Il Paese - che comunque ha sempre continuato a finanziarsi sul mercato - ha ripreso coraggio e non intende più subire il commissariamento di fatto dell'Unione europea. I 41 miliardi di euro ricevuti dall'Esm sono serviti a ricapitalizzare le disastrate banche iberiche ma molto resta da fare. Solo il tempo potrà dire se la decisione di Madrid di camminare da sola senza gli aiuti di Bruxelles - che aveva messo a disposizione fino a 100 miliardi - sarà stata un'azzardo. Ecco cinque motivi sui quali il governo di Madrid punta per il rilancio.
1 Il risanamento delle banche sta dando buoni risultati
«La situazione complessiva del sistema bancario spagnolo è nettamente migliorata», hanno scritto i ministri al termine dell'Eurogruppo. Per Luis De Guindos, ministro delle Finanze spagnolo, «tutti gli indicatori sul sistema bancario spagnolo vanno nella direzione corretta». Il risanamento operato, prima attraverso il fondo speciale Frob e poi con la bad bank Sareb, è stato avviato. È tuttavia è ormai certo che il governo dovrà iniettare altri capitali negli istituti nazionalizzati se vorrà trovare qualcuno disposto a comprarli. Non mancano le offerte per Ncg Banco e per Catalunya Banc ma i bilanci devono essere ripuliti. Mentre le stime degli operatori dicono che i prezzi delle case, già scesi di un terzo rispetto al 2007, potrebbero crollare di un altro 15 per cento.
2 È iniziata una timida ripresa ma il debito è in aumento
La Spagna è uscita dalla recessione. Dopo nove trimestri di contrazione il Pil spagnolo è tornato a crescere tra luglio e settembre. Un timido +0,1% sul trimestre precedente che può significare la svolta. La rinuncia al programma di aiuti di Bruxelles potrebbe servire ad attenuare le misure di austerity ma Madrid ha i conti pubblici fuori dai parametri, con il deficit al 6,8% e il debito in forte aumento al 95 per cento.

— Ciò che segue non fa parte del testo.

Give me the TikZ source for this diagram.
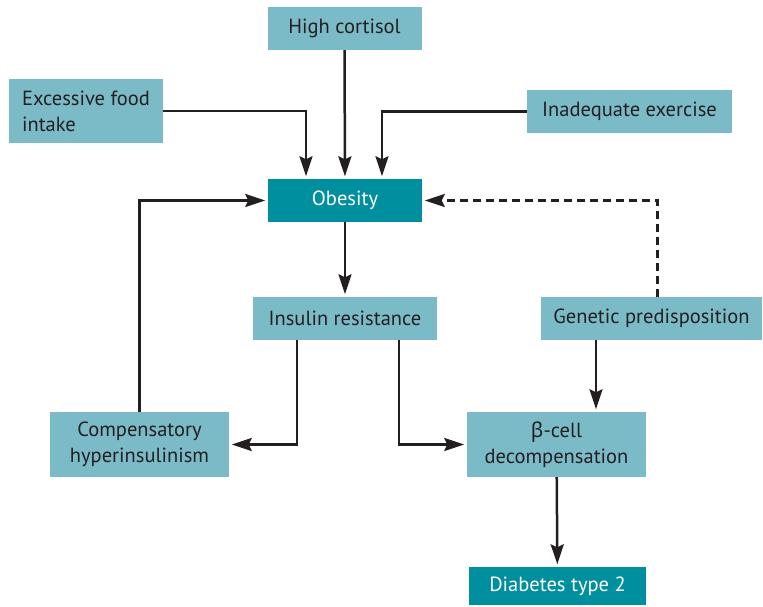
\documentclass[tikz,border=0pt]{standalone}
\usepackage{fontspec}
\setmainfont{PT Sans}
\newfontfamily\greekfont{Noto Sans}
\usetikzlibrary{arrows.meta}
\definecolor{boxlight}{HTML}{7ABBC7}
\definecolor{boxdark}{HTML}{008F9E}
\definecolor{ink}{HTML}{231F20}

\begin{document}
\begin{tikzpicture}[x=1pt,y=-1pt,
    box/.style={fill=boxlight, text=ink, inner sep=0pt, minimum height=43pt, font=\fontsize{20.5}{26}\selectfont, align=center},
    darkbox/.style={box, fill=boxdark, text=white},
    arr/.style={draw=ink, line width=2.5pt, -{Stealth[length=20pt,width=13pt,inset=3pt]}, shorten >=2.5pt}]
            \useasboundingbox (0,0) rectangle (763,606);
            % causes of obesity, then on to diabetes
            \node[box, minimum width=154pt] (cortisol) at (344.5,28.5) {High cortisol};
            \node[box, minimum width=154pt, minimum height=64pt, align=left] (food) at (86,111) {Excessive food\\intake};
            \node[box, minimum width=205pt, align=left] (exercise) at (629.5,111.5) {Inadequate exercise};
            \node[darkbox, minimum width=154pt] (obesity) at (345,200.5) {Obesity};
            \node[box, minimum width=184pt] (insulin) at (345,318.5) {Insulin resistance};
            \node[box, minimum width=221pt] (genetic) at (651.5,318.5) {Genetic predisposition};
            \node[box, minimum width=179pt, minimum height=65pt] (compens) at (139.5,444.5) {Compensatory\\hyperinsulinism};
            \node[box, minimum width=179pt, minimum height=65pt] (beta) at (556.5,444.5) {{\greekfont β}-cell\\decompensation};
            \node[darkbox, minimum width=177pt, minimum height=38pt] (diabetes) at (557.5,586) {Diabetes type 2};
            
            \draw[arr] (cortisol) -- (obesity);
            \draw[arr] (food.east) -| ([xshift=-39pt]obesity.north);
            \draw[arr] (exercise.west) -| ([xshift=37pt]obesity.north);
            \draw[arr] (obesity) -- (insulin);
            \draw[arr] ([xshift=-48pt]insulin.south) |- (compens.east);
            \draw[arr] ([xshift=54pt]insulin.south) |- (beta.west);
            \draw[arr] ([xshift=-55.5pt]genetic.south) -- ([xshift=-55.5pt]genetic.south |- beta.north);
            \draw[arr, dash pattern=on 8pt off 5pt] ([xshift=6pt]genetic.north) |- (obesity.east);
            \draw[arr] (compens.north) |- (obesity.west);
            \draw[arr] (beta) -- (diabetes);
        \end{tikzpicture}
\end{document}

3 La stabilità politica del governo Rajoy
Nonostante i molti tentennamenti, il governo di Rajoy ha sempre avuto le spalle coperte. È in carica dalla fine del 2011 e può contare su un'ampia e compatta maggioranza in Parlamento. La legislatura terminerà nel 2015 e non c'è niente che possa oggi far pensare a un voto anticipato: un notevole vantaggio riconosciuto dalla fiducia degli investitori.

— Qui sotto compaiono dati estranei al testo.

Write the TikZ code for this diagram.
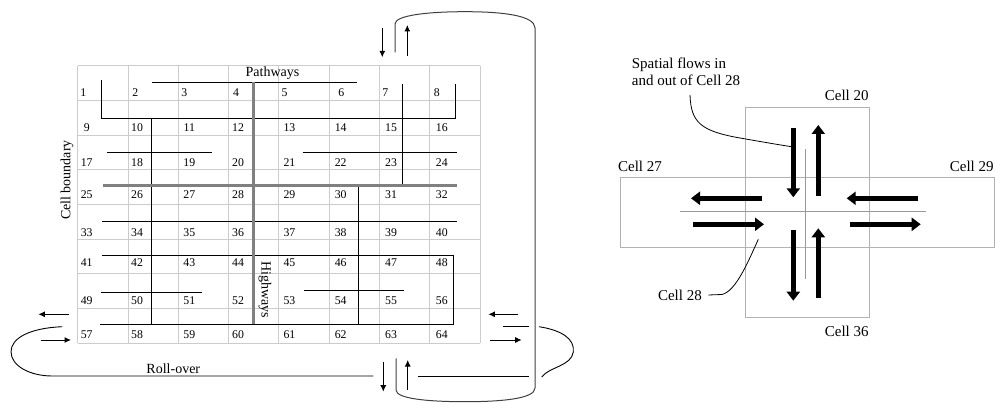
\documentclass[tikz,border=0pt]{standalone}
\usepackage{fontspec}
\setmainfont{Liberation Serif}
\usetikzlibrary{arrows.meta}
\begin{document}
\begin{tikzpicture}[x=1pt,y=-1pt,
  gridline/.style={draw=black!20,line width=0.9pt},
  path line/.style={draw=black,line width=0.9pt},
  highway/.style={draw=black!50,line width=3pt},
  num/.style={font=\fontsize{11.8}{12}\selectfont,inner sep=0pt},
  lbl/.style={font=\fontsize{14}{16}\selectfont,inner sep=0pt},
  clbl/.style={font=\fontsize{15}{17}\selectfont,inner sep=0pt},
  thin arrow/.style={draw=black,line width=1pt,-{Latex[length=6.5pt,width=6pt]}},
  loopline/.style={draw=black!75,line width=1pt},
  box/.style={draw=black!30,line width=0.9pt},
  cross/.style={draw=black!40,line width=0.9pt},
  fat arrow/.style={draw=black,line width=5pt,-{Triangle[length=9pt,width=13pt]}},
  leader/.style={draw=black,line width=0.8pt}]
\useasboundingbox (0,0) rectangle (995,403);

% ---------- grid ----------
\foreach \i in {0,...,8}
  \draw[gridline] ({77.7+50.3*\i},65.7) -- ({77.7+50.3*\i},343);
\foreach \j in {0,...,8}
  \draw[gridline] (77.7,{65.7+34.66*\j}) -- (480.1,{65.7+34.66*\j});

% ---------- cell numbers ----------
\foreach \c/\off in {0/5.6,1/7.3,2/6,3/7.4,4/5.6,5/12,6/5.7,7/7}{
  \pgfmathtruncatemacro\n{\c+1}
  \node[num] (n\n) at ({77.7+50.3*\c+\off},93) {\n};
}
\foreach \r/\yy in {1/128,2/163,3/195,4/232.7,5/262.3,6/300.7,7/334.3}{
  \foreach \c/\off in {0/9,1/9,2/11,3/9.5,4/10.5,5/11.5,6/11.5,7/12}{
    \pgfmathtruncatemacro\n{\r*8+\c+1}
    \node[num] (n\n) at ({77.7+50.3*\c+\off},\yy) {\n};
  }
}

% ---------- pathways ----------
\draw[path line] (151.7,82.3) -- (356.7,82.3);
\draw[path line] (101.7,80.3) -- (101.7,118.7) -- (455.3,118.7) -- (455.3,84);
\draw[path line] (151.7,118.7) -- (151.7,324.3);
\draw[path line] (106.7,152) -- (212.3,152);
\draw[path line] (302.7,152) -- (456.7,152);
\draw[path line] (402.7,84) -- (402.7,184);
\draw[path line] (102.3,221) -- (456.7,221);
\draw[path line] (102.3,255.7) -- (453.3,255.7) -- (453.3,324.3) -- (100,324.3);
\draw[path line] (101,292.3) -- (202.3,292.3);
\draw[path line] (304.3,290) -- (404.3,290);
\draw[path line] (358.7,185) -- (358.7,324.3);

% ---------- highways ----------
\draw[highway] (103.3,185.5) -- (456.7,185.5);
\draw[highway] (253.3,82.3) -- (253.3,324.3);

% ---------- labels ----------
\node[lbl] (pathways) at (272.5,73.3) {Pathways};
\node[lbl,rotate=90] (cellb) at (67,180) {Cell boundary};
\node[lbl,rotate=-90] (highways) at (265,290) {Highways};
\node[lbl] (rollover) at (173.3,368.3) {Roll-over};

% ---------- roll-over loops ----------
\draw[loopline] (395,52.3) -- (395,24) .. controls (395,15) and (430,11.7) .. (465,11.7)
   .. controls (500,11.7) and (535,15) .. (535,28) -- (535,388)
   .. controls (535,399) and (500,401.7) .. (465,401.7)
   .. controls (430,401.7) and (396,399) .. (396,390) -- (396,358.3);
\draw[path line] (62.3,326.7) .. controls (30,328) and (11,338) .. (11,351.7)
   .. controls (11,366) and (30,376) .. (52.3,376) -- (373.3,376);
\draw[path line] (418.3,376) -- (529.3,376);
\draw[path line] (503,326.7) -- (529.3,326.7);
\draw[path line] (539,326.7) .. controls (560,330) and (575,338) .. (573.3,352)
   .. controls (571.5,366) and (549,367) .. (541.7,377);

\coordinate (td1) at (382.3,27.7);  \coordinate (td2) at (382.3,57.3);
\coordinate (tu1) at (407.3,56);    \coordinate (tu2) at (407.3,25);
\coordinate (bd1) at (383.3,361.7); \coordinate (bd2) at (383.3,391.7);
\coordinate (bu1) at (407.7,390);   \coordinate (bu2) at (407.7,360);
\coordinate (ll1) at (69,314.3);    \coordinate (ll2) at (38.3,314.3);
\coordinate (lr1) at (40.7,340);    \coordinate (lr2) at (71,340);
\coordinate (rl1) at (518.3,314.3); \coordinate (rl2) at (488.3,314.3);
\coordinate (rr1) at (490,340);     \coordinate (rr2) at (521.7,340);
\draw[thin arrow] (td1) -- (td2);
\draw[thin arrow] (tu1) -- (tu2);
\draw[thin arrow] (bd1) -- (bd2);
\draw[thin arrow] (bu1) -- (bu2);
\draw[thin arrow] (ll1) -- (ll2);
\draw[thin arrow] (lr1) -- (lr2);
\draw[thin arrow] (rl1) -- (rl2);
\draw[thin arrow] (rr1) -- (rr2);

% ---------- right diagram ----------
\draw[box] (745,107.7) rectangle (869.3,317.3);
\draw[box] (620.7,177.3) rectangle (994.3,247.7);
\draw[cross] (805.7,149.3) -- (805.7,279);
\draw[cross] (680,211.7) -- (926,211.7);

\coordinate (a1s) at (793.3,127.7); \coordinate (a1e) at (793.3,197.3);
\coordinate (a2s) at (818.3,196);   \coordinate (a2e) at (818.3,125);
\coordinate (a3s) at (762.3,198.3); \coordinate (a3e) at (691,198.3);
\coordinate (a4s) at (918.3,198.3); \coordinate (a4e) at (846.7,198.3);
\coordinate (a5s) at (693.3,224.3); \coordinate (a5e) at (764,224.3);
\coordinate (a6s) at (850,224.3);   \coordinate (a6e) at (920.7,224.3);
\coordinate (a7s) at (793.3,230);   \coordinate (a7e) at (793.3,300.7);
\coordinate (a8s) at (818.3,298.3); \coordinate (a8e) at (818.3,228.3);
\foreach \k in {1,...,8} \draw[fat arrow] (a\k s) -- (a\k e);

\node[clbl] (c20) at (846.7,95) {Cell 20};
\node[clbl] (c27) at (640,166) {Cell 27};
\node[clbl] (c29) at (971.7,166) {Cell 29};
\node[clbl] (c36) at (846.7,331.7) {Cell 36};
\node[clbl,anchor=east] (c28) at (702,295) {Cell 28};
\node[clbl,anchor=west,align=left,font=\fontsize{15}{16.7}\selectfont] (flows) at (631.7,71.7)
  {Spatial flows in\\and out of Cell 28};

\coordinate (f1) at (690,95);
\coordinate (f2) at (791.7,146.7);
\draw[leader] (f1) .. controls (691,122) and (700,131) .. (740,138)
   .. controls (760,141.5) and (780,145) .. (f2);
\coordinate (g1) at (708.3,295);
\coordinate (g2) at (758.3,239.3);
\draw[leader] (g1) -- (722,294.5) .. controls (736,291) and (748,262) .. (g2);
\end{tikzpicture}
\end{document}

4 La riduzione del costo del lavoro
Il tasso di disoccupazione è al 26%. In Spagna la crisi finanziaria ed economica è diventata un dramma sociale. Ma questi livelli di disoccupazione hanno contribuito a far scendere il costo del lavoro. Restano invece da valutare gli effetti delle riforme per dare maggiore flessibilità al mercato del lavoro
5 Le esportazioni sostengono l'economia
La Spagna sta dunque ritrovando competitività. A trainare il Pil è l'export, cresciuto in agosto del 3,6% rispetto allo stesso mese del 2012. Le vendite dei prodotti spagnoli aumentate nel complesso dell'8% nel primo semestre, hanno fatto registrare balzi notevoli nei mercati emergenti: in Cina (13%) Brasile (40%) e Sudafrica (62,4%). Anche i dati sugli investimenti diretti dall'estero - negli ultimi quattro anni 105 miliardi di euro - sono la prova di una inversione di tendenza. Nell'automotive, Ford, Renault, Peugeot-Citroën e Nissan hanno potenziato la loro produzione nel Paese facendo della Spagna il secondo produttore di auto in Europa.